(STATED EXERCISE) Nothing outside the range is to be copied. From the entries below, reproduce exactly the lines starting at the one with "Emit a LaTeX" and ending at the one with "(697,520);\clip (0,0) rectangle (697,520);", without pictures.

(GIVEN ENTRIES)
◇ ◇ ◇

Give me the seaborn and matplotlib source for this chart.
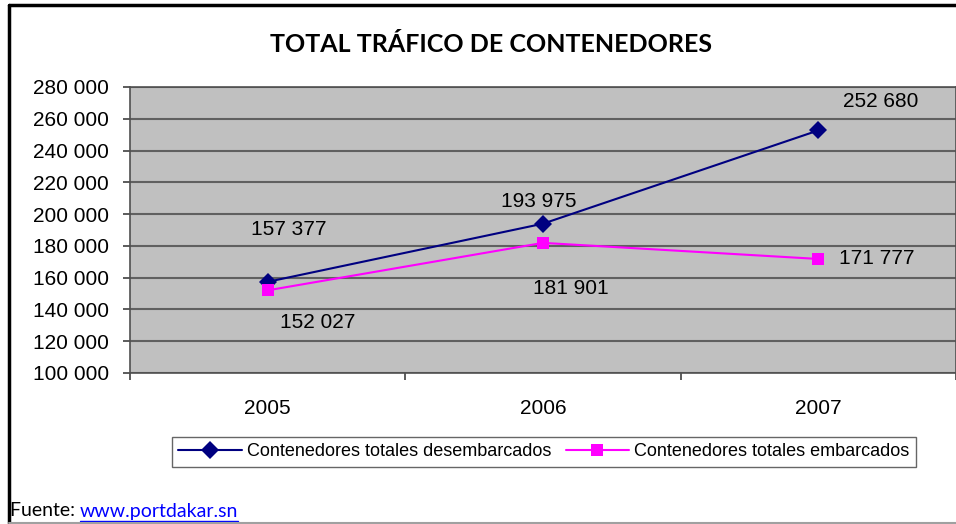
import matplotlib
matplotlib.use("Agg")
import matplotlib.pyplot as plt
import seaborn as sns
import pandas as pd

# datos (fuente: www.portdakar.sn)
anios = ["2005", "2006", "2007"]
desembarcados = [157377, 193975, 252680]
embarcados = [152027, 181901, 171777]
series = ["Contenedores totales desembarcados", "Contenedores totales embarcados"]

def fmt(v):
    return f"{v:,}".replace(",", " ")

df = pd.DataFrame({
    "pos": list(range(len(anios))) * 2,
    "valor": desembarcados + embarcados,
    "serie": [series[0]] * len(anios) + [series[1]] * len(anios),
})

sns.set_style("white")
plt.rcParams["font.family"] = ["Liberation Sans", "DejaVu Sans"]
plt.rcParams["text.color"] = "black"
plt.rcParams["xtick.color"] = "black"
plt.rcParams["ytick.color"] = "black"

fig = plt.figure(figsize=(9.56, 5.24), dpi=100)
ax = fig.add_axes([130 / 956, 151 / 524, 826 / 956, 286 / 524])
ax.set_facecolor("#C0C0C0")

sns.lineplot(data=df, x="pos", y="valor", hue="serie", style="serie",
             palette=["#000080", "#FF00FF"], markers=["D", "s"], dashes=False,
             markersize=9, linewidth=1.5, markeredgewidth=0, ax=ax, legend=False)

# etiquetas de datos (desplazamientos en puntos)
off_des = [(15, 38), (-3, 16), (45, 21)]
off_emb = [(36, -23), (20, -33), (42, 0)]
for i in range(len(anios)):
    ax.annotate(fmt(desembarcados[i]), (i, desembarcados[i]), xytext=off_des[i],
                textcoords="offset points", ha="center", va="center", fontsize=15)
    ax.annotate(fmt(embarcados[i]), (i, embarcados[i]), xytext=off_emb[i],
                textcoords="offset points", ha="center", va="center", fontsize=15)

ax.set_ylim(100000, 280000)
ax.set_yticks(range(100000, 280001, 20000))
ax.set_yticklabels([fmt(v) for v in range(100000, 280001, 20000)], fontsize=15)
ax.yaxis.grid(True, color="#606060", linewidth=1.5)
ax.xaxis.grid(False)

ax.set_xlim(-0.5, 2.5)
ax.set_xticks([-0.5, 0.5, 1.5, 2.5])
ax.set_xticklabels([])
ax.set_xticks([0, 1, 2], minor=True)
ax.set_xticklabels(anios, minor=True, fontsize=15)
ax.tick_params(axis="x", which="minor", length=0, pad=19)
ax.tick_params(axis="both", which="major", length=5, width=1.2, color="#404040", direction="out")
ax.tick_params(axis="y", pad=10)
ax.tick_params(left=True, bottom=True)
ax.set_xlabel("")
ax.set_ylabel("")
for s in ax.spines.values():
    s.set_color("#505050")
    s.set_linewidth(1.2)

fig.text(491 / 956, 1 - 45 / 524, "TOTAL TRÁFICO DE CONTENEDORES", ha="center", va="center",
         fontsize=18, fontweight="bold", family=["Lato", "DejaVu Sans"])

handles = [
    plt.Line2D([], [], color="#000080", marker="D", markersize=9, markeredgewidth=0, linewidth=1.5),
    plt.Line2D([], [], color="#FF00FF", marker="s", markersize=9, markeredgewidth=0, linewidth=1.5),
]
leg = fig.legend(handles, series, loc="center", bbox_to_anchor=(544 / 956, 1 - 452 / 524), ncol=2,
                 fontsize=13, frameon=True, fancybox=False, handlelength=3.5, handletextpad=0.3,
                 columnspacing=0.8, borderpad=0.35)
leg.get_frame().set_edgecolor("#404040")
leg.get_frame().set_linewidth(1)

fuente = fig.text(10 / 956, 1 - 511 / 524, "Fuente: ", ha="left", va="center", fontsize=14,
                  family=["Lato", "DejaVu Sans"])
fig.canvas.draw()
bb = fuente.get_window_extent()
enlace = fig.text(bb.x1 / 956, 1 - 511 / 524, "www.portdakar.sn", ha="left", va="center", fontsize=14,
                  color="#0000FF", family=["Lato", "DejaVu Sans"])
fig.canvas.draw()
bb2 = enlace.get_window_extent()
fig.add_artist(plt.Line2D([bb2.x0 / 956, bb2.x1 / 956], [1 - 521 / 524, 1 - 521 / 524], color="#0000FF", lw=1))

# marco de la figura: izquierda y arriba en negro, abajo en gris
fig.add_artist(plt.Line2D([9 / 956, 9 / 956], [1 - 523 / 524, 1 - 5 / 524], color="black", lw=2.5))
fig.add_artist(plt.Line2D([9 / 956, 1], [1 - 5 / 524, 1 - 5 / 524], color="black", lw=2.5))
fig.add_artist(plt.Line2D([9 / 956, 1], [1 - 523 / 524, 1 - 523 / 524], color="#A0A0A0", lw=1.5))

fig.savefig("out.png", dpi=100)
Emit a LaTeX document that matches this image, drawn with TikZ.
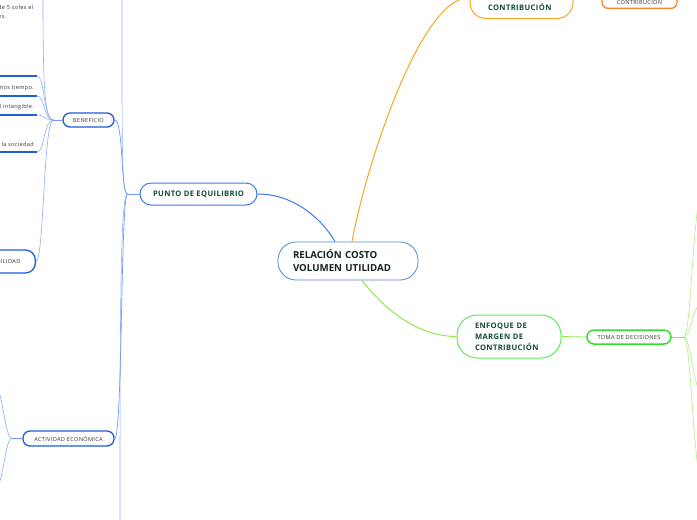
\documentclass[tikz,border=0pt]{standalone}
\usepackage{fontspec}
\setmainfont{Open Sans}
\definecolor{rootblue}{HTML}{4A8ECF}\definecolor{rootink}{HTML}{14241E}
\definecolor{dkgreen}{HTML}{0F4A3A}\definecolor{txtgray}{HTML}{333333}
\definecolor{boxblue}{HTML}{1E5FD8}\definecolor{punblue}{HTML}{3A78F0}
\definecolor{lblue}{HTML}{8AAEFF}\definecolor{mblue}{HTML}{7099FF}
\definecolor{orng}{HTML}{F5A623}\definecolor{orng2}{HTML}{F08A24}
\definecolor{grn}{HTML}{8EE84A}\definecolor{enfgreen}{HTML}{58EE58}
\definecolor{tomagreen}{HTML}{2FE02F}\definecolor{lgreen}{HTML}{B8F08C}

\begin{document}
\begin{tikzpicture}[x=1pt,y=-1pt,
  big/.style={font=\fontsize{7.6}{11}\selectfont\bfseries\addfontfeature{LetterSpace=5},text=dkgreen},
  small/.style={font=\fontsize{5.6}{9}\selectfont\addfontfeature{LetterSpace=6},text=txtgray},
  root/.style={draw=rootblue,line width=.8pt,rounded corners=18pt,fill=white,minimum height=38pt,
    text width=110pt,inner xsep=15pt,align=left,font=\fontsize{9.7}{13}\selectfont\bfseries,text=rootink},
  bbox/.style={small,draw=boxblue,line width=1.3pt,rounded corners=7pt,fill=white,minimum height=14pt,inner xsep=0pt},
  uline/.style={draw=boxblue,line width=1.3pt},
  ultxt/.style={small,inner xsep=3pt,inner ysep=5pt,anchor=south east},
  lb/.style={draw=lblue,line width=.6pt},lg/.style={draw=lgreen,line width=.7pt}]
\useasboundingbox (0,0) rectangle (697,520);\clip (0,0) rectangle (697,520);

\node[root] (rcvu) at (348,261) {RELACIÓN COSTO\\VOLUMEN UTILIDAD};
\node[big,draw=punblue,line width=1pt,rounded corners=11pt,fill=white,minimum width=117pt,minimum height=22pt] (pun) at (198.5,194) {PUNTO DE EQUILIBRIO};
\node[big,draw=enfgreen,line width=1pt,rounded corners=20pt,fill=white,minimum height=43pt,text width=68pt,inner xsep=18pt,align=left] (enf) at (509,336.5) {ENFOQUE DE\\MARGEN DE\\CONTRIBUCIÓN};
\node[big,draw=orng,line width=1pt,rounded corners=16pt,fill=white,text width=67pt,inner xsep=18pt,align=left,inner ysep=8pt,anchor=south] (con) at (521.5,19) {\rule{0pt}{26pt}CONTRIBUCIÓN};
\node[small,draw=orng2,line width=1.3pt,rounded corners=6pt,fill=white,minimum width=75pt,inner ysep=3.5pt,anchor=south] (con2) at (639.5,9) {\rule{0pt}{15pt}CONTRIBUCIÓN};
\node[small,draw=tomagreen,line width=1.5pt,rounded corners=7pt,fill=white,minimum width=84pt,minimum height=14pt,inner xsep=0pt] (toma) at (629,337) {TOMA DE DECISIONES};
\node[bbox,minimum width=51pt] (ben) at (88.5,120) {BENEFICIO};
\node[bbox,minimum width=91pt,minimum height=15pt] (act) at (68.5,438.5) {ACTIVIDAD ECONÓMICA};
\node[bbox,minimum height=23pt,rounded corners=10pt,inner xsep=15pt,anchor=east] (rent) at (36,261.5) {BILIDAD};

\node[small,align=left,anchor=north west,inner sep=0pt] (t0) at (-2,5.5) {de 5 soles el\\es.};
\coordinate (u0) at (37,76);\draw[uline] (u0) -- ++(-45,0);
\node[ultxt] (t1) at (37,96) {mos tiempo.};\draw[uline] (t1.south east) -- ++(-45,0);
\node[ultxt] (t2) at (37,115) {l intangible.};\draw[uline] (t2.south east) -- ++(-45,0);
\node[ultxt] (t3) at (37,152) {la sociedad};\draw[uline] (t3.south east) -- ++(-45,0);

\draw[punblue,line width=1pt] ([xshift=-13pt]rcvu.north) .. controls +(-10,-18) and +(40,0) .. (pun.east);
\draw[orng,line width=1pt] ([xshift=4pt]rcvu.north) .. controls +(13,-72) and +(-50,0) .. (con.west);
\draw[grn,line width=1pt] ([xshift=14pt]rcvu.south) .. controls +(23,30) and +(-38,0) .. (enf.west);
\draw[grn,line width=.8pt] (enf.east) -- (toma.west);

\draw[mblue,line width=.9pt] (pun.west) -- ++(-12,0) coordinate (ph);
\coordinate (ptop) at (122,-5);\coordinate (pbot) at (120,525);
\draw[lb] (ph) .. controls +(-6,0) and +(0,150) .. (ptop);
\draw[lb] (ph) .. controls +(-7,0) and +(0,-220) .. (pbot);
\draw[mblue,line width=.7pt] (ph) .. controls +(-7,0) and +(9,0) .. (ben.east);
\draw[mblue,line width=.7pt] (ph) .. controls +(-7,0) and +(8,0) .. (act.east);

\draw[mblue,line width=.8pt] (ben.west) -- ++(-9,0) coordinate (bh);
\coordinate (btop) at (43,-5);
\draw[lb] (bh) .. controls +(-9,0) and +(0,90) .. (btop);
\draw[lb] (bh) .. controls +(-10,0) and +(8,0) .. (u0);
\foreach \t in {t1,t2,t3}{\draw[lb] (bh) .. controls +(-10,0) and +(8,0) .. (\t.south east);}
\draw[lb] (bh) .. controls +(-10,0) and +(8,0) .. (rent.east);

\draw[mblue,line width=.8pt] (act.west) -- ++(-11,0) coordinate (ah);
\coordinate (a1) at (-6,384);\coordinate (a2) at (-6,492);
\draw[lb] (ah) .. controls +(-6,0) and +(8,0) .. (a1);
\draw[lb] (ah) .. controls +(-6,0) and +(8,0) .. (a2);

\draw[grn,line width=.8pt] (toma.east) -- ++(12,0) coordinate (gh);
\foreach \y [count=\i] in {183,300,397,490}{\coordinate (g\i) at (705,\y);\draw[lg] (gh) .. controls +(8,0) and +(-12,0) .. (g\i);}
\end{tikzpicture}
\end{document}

◇ ◇ ◇

(ANSWER BELOW)
Emit a LaTeX document that matches this image, drawn with TikZ.
\documentclass[tikz,border=0pt]{standalone}
\usepackage{fontspec}
\setmainfont{Open Sans}
\definecolor{rootblue}{HTML}{4A8ECF}\definecolor{rootink}{HTML}{14241E}
\definecolor{dkgreen}{HTML}{0F4A3A}\definecolor{txtgray}{HTML}{333333}
\definecolor{boxblue}{HTML}{1E5FD8}\definecolor{punblue}{HTML}{3A78F0}
\definecolor{lblue}{HTML}{8AAEFF}\definecolor{mblue}{HTML}{7099FF}
\definecolor{orng}{HTML}{F5A623}\definecolor{orng2}{HTML}{F08A24}
\definecolor{grn}{HTML}{8EE84A}\definecolor{enfgreen}{HTML}{58EE58}
\definecolor{tomagreen}{HTML}{2FE02F}\definecolor{lgreen}{HTML}{B8F08C}

\begin{document}
\begin{tikzpicture}[x=1pt,y=-1pt,
  big/.style={font=\fontsize{7.6}{11}\selectfont\bfseries\addfontfeature{LetterSpace=5},text=dkgreen},
  small/.style={font=\fontsize{5.6}{9}\selectfont\addfontfeature{LetterSpace=6},text=txtgray},
  root/.style={draw=rootblue,line width=.8pt,rounded corners=18pt,fill=white,minimum height=38pt,
    text width=110pt,inner xsep=15pt,align=left,font=\fontsize{9.7}{13}\selectfont\bfseries,text=rootink},
  bbox/.style={small,draw=boxblue,line width=1.3pt,rounded corners=7pt,fill=white,minimum height=14pt,inner xsep=0pt},
  uline/.style={draw=boxblue,line width=1.3pt},
  ultxt/.style={small,inner xsep=3pt,inner ysep=5pt,anchor=south east},
  lb/.style={draw=lblue,line width=.6pt},lg/.style={draw=lgreen,line width=.7pt}]
\useasboundingbox (0,0) rectangle (697,520);\clip (0,0) rectangle (697,520);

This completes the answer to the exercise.